Records excerpted from a collection

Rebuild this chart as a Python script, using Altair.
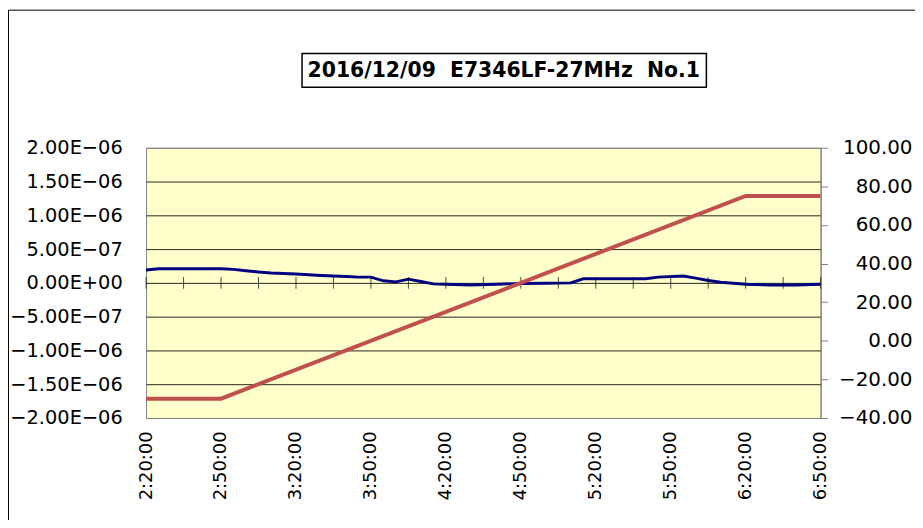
import altair as alt
import pandas as pd

# ---- data ----
blue_times = ["2:20", "2:25", "2:30", "2:40", "2:50", "2:55", "3:00", "3:05", "3:10",
              "3:20", "3:30", "3:40", "3:45", "3:50", "3:55", "4:00", "4:05", "4:10",
              "4:15", "4:20", "4:30", "4:40", "4:50", "5:00", "5:10", "5:15", "5:30",
              "5:40", "5:45", "5:55", "6:00", "6:05", "6:10", "6:20", "6:30", "6:40", "6:50"]
blue_vals = [1.9e-7, 2.1e-7, 2.1e-7, 2.1e-7, 2.1e-7, 2.0e-7, 1.8e-7, 1.6e-7, 1.45e-7,
             1.3e-7, 1.1e-7, 0.95e-7, 0.85e-7, 0.85e-7, 0.3e-7, 0.15e-7, 0.55e-7, 0.2e-7,
             -0.15e-7, -0.2e-7, -0.3e-7, -0.2e-7, -0.1e-7, -0.05e-7, 0.0, 0.6e-7, 0.6e-7,
             0.6e-7, 0.85e-7, 1.0e-7, 0.7e-7, 0.35e-7, 0.1e-7, -0.2e-7, -0.3e-7, -0.3e-7, -0.2e-7]

red_times = ["2:20", "2:50", "6:20", "6:50"]
red_vals = [-30, -30, 75, 75]

tick_times = ["2:20", "2:35", "2:50", "3:05", "3:20", "3:35", "3:50", "4:05", "4:20", "4:35",
              "4:50", "5:05", "5:20", "5:35", "5:50", "6:05", "6:20", "6:35", "6:50"]
label_times = ["2:20", "2:50", "3:20", "3:50", "4:20", "4:50", "5:20", "5:50", "6:20", "6:50"]

left_ticks = [-2e-6, -1.5e-6, -1e-6, -5e-7, 0, 5e-7, 1e-6, 1.5e-6, 2e-6]
right_ticks = [-40, -20, 0, 20, 40, 60, 80, 100]

title_text = "2016/12/09\u00a0 E7346LF-27MHz\u00a0 No.1"


def to_min(t):
    h, m = t.split(":")
    return int(h) * 60 + int(m)


blue_df = pd.DataFrame({"t": [to_min(t) for t in blue_times], "f": blue_vals})
red_df = pd.DataFrame({"t": [to_min(t) for t in red_times], "temp": red_vals})
tick_df = pd.DataFrame({"t": [to_min(t) for t in tick_times], "z": [0.0] * len(tick_times)})

W, H = 679, 272
FONT = "DejaVu Sans"

x_scale = alt.Scale(domain=[140, 410], nice=False, zero=False)
x_axis = alt.Axis(
    values=[to_min(t) for t in label_times],
    labelExpr="floor(datum.value/60) + ':' + (datum.value%60 < 10 ? '0' : '') + (datum.value%60) + ':00'",
    labelAngle=270, labelAlign="right", labelBaseline="middle",
    labelPadding=13, tickSize=0, ticks=False, domain=False, grid=False,
    labelFontSize=18, labelFont=FONT, labelColor="black",
    labelOverlap=False, labelFlush=False, title=None,
)


def xe():
    return alt.X("t:Q", scale=x_scale, axis=x_axis)


left_scale = alt.Scale(domain=[-2e-6, 2e-6], nice=False, zero=False)
left_axis = alt.Axis(
    values=left_ticks,
    labelExpr="(datum.value < -1e-12 ? '\u2212' : '') + format(abs(datum.value) >= 9.9e-7 ? abs(datum.value)*1e6 : abs(datum.value)*1e7, '.2f') + (abs(datum.value) < 1e-12 ? 'E+00' : (abs(datum.value) >= 9.9e-7 ? 'E\u221206' : 'E\u221207'))",
    grid=True,
    gridColor={"condition": {"test": "abs(datum.value) > 1.9e-6", "value": "#808080"}, "value": "#000000"},
    gridWidth=1, gridOpacity=0.85,
    domain=False, ticks=False, tickSize=0, labelPadding=24,
    labelFontSize=19.5, labelFont=FONT, labelColor="black",
    labelOverlap=False, labelFlush=False, title=None, orient="left",
)

blue = alt.Chart(blue_df).mark_line(color="#000080", strokeWidth=3).encode(
    x=xe(),
    y=alt.Y("f:Q", scale=left_scale, axis=left_axis),
)

ticks = alt.Chart(tick_df).mark_tick(orient="vertical", size=12, thickness=1, color="black").encode(
    x=xe(),
    y=alt.Y("z:Q", scale=left_scale, axis=left_axis),
)

one = alt.Data(values=[{"a": 1}])
border = alt.Chart(one).mark_rect(filled=False, stroke="black", strokeWidth=1).encode(
    x=alt.value(-138.5), x2=alt.value(1200), y=alt.value(-138.5), y2=alt.value(900)
)
title_box = alt.Chart(one).mark_rect(filled=False, stroke="black", strokeWidth=1.5).encode(
    x=alt.value(157), x2=alt.value(564), y=alt.value(-95), y2=alt.value(-61)
)
title = alt.Chart(one).mark_text(
    text=title_text, font=FONT, fontSize=20.5, fontWeight="bold", color="black",
    align="center", baseline="middle",
).encode(x=alt.value(360), y=alt.value(-77))

left_layer = alt.layer(blue, ticks, border, title_box, title)

red = alt.Chart(red_df).mark_line(color="#C0504D", strokeWidth=4).encode(
    x=xe(),
    y=alt.Y(
        "temp:Q",
        scale=alt.Scale(domain=[-40, 100], nice=False, zero=False),
        axis=alt.Axis(
            orient="right", values=right_ticks, format=".2f", grid=False,
            domain=True, domainColor="#808080", ticks=True, tickColor="#808080",
            tickSize=7, labelPadding=85, labelAlign="right", labelFontSize=20,
            labelFont=FONT, labelColor="black", labelOverlap=False,
            labelFlush=False, title=None,
        ),
    ),
)

chart = alt.layer(left_layer, red).resolve_scale(y="independent").properties(
    width=W, height=H,
    autosize=alt.AutoSizeParams(type="none"),
    padding={"left": 139, "top": 139, "right": 95, "bottom": 101},
    background="white",
).configure_view(fill="#FFFFCC", stroke="#808080", strokeWidth=1)

chart.save("out.html", embed_options={"renderer": "svg", "actions": False})
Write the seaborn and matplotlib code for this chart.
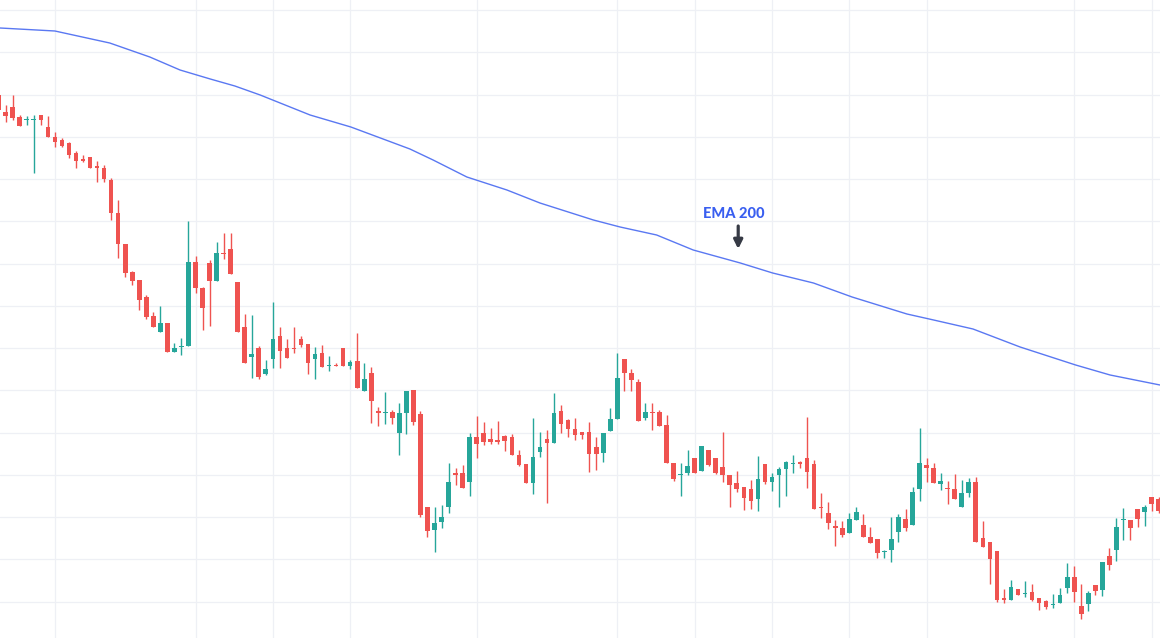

PROMPT | Transcribe the listing above verbatim. Omit the pictures.

SOLUTION BELOW |
Rebuild this chart as a Python script, using Altair.
import altair as alt
import pandas as pd

# ---- data ----
blue_times = ["2:20", "2:25", "2:30", "2:40", "2:50", "2:55", "3:00", "3:05", "3:10",
              "3:20", "3:30", "3:40", "3:45", "3:50", "3:55", "4:00", "4:05", "4:10",
              "4:15", "4:20", "4:30", "4:40", "4:50", "5:00", "5:10", "5:15", "5:30",
              "5:40", "5:45", "5:55", "6:00", "6:05", "6:10", "6:20", "6:30", "6:40", "6:50"]
blue_vals = [1.9e-7, 2.1e-7, 2.1e-7, 2.1e-7, 2.1e-7, 2.0e-7, 1.8e-7, 1.6e-7, 1.45e-7,
             1.3e-7, 1.1e-7, 0.95e-7, 0.85e-7, 0.85e-7, 0.3e-7, 0.15e-7, 0.55e-7, 0.2e-7,
             -0.15e-7, -0.2e-7, -0.3e-7, -0.2e-7, -0.1e-7, -0.05e-7, 0.0, 0.6e-7, 0.6e-7,
             0.6e-7, 0.85e-7, 1.0e-7, 0.7e-7, 0.35e-7, 0.1e-7, -0.2e-7, -0.3e-7, -0.3e-7, -0.2e-7]

red_times = ["2:20", "2:50", "6:20", "6:50"]
red_vals = [-30, -30, 75, 75]

tick_times = ["2:20", "2:35", "2:50", "3:05", "3:20", "3:35", "3:50", "4:05", "4:20", "4:35",
              "4:50", "5:05", "5:20", "5:35", "5:50", "6:05", "6:20", "6:35", "6:50"]
label_times = ["2:20", "2:50", "3:20", "3:50", "4:20", "4:50", "5:20", "5:50", "6:20", "6:50"]

left_ticks = [-2e-6, -1.5e-6, -1e-6, -5e-7, 0, 5e-7, 1e-6, 1.5e-6, 2e-6]
right_ticks = [-40, -20, 0, 20, 40, 60, 80, 100]

title_text = "2016/12/09\u00a0 E7346LF-27MHz\u00a0 No.1"


def to_min(t):
    h, m = t.split(":")
    return int(h) * 60 + int(m)


blue_df = pd.DataFrame({"t": [to_min(t) for t in blue_times], "f": blue_vals})
red_df = pd.DataFrame({"t": [to_min(t) for t in red_times], "temp": red_vals})
tick_df = pd.DataFrame({"t": [to_min(t) for t in tick_times], "z": [0.0] * len(tick_times)})

W, H = 679, 272
FONT = "DejaVu Sans"

x_scale = alt.Scale(domain=[140, 410], nice=False, zero=False)
x_axis = alt.Axis(
    values=[to_min(t) for t in label_times],
    labelExpr="floor(datum.value/60) + ':' + (datum.value%60 < 10 ? '0' : '') + (datum.value%60) + ':00'",
    labelAngle=270, labelAlign="right", labelBaseline="middle",
    labelPadding=13, tickSize=0, ticks=False, domain=False, grid=False,
    labelFontSize=18, labelFont=FONT, labelColor="black",
    labelOverlap=False, labelFlush=False, title=None,
)


def xe():
    return alt.X("t:Q", scale=x_scale, axis=x_axis)


left_scale = alt.Scale(domain=[-2e-6, 2e-6], nice=False, zero=False)
left_axis = alt.Axis(
    values=left_ticks,
    labelExpr="(datum.value < -1e-12 ? '\u2212' : '') + format(abs(datum.value) >= 9.9e-7 ? abs(datum.value)*1e6 : abs(datum.value)*1e7, '.2f') + (abs(datum.value) < 1e-12 ? 'E+00' : (abs(datum.value) >= 9.9e-7 ? 'E\u221206' : 'E\u221207'))",
    grid=True,
    gridColor={"condition": {"test": "abs(datum.value) > 1.9e-6", "value": "#808080"}, "value": "#000000"},
    gridWidth=1, gridOpacity=0.85,
    domain=False, ticks=False, tickSize=0, labelPadding=24,
    labelFontSize=19.5, labelFont=FONT, labelColor="black",
    labelOverlap=False, labelFlush=False, title=None, orient="left",
)

blue = alt.Chart(blue_df).mark_line(color="#000080", strokeWidth=3).encode(
    x=xe(),
    y=alt.Y("f:Q", scale=left_scale, axis=left_axis),
)

ticks = alt.Chart(tick_df).mark_tick(orient="vertical", size=12, thickness=1, color="black").encode(
    x=xe(),
    y=alt.Y("z:Q", scale=left_scale, axis=left_axis),
)

one = alt.Data(values=[{"a": 1}])
border = alt.Chart(one).mark_rect(filled=False, stroke="black", strokeWidth=1).encode(
    x=alt.value(-138.5), x2=alt.value(1200), y=alt.value(-138.5), y2=alt.value(900)
)
title_box = alt.Chart(one).mark_rect(filled=False, stroke="black", strokeWidth=1.5).encode(
    x=alt.value(157), x2=alt.value(564), y=alt.value(-95), y2=alt.value(-61)
)
title = alt.Chart(one).mark_text(
    text=title_text, font=FONT, fontSize=20.5, fontWeight="bold", color="black",
    align="center", baseline="middle",
).encode(x=alt.value(360), y=alt.value(-77))

left_layer = alt.layer(blue, ticks, border, title_box, title)

red = alt.Chart(red_df).mark_line(color="#C0504D", strokeWidth=4).encode(
    x=xe(),
    y=alt.Y(
        "temp:Q",
        scale=alt.Scale(domain=[-40, 100], nice=False, zero=False),
        axis=alt.Axis(
            orient="right", values=right_ticks, format=".2f", grid=False,
            domain=True, domainColor="#808080", ticks=True, tickColor="#808080",
            tickSize=7, labelPadding=85, labelAlign="right", labelFontSize=20,
            labelFont=FONT, labelColor="black", labelOverlap=False,
            labelFlush=False, title=None,
        ),
    ),
)

chart = alt.layer(left_layer, red).resolve_scale(y="independent").properties(
    width=W, height=H,
    autosize=alt.AutoSizeParams(type="none"),
    padding={"left": 139, "top": 139, "right": 95, "bottom": 101},
    background="white",
).configure_view(fill="#FFFFCC", stroke="#808080", strokeWidth=1)

chart.save("out.html", embed_options={"renderer": "svg", "actions": False})
Write the seaborn and matplotlib code for this chart.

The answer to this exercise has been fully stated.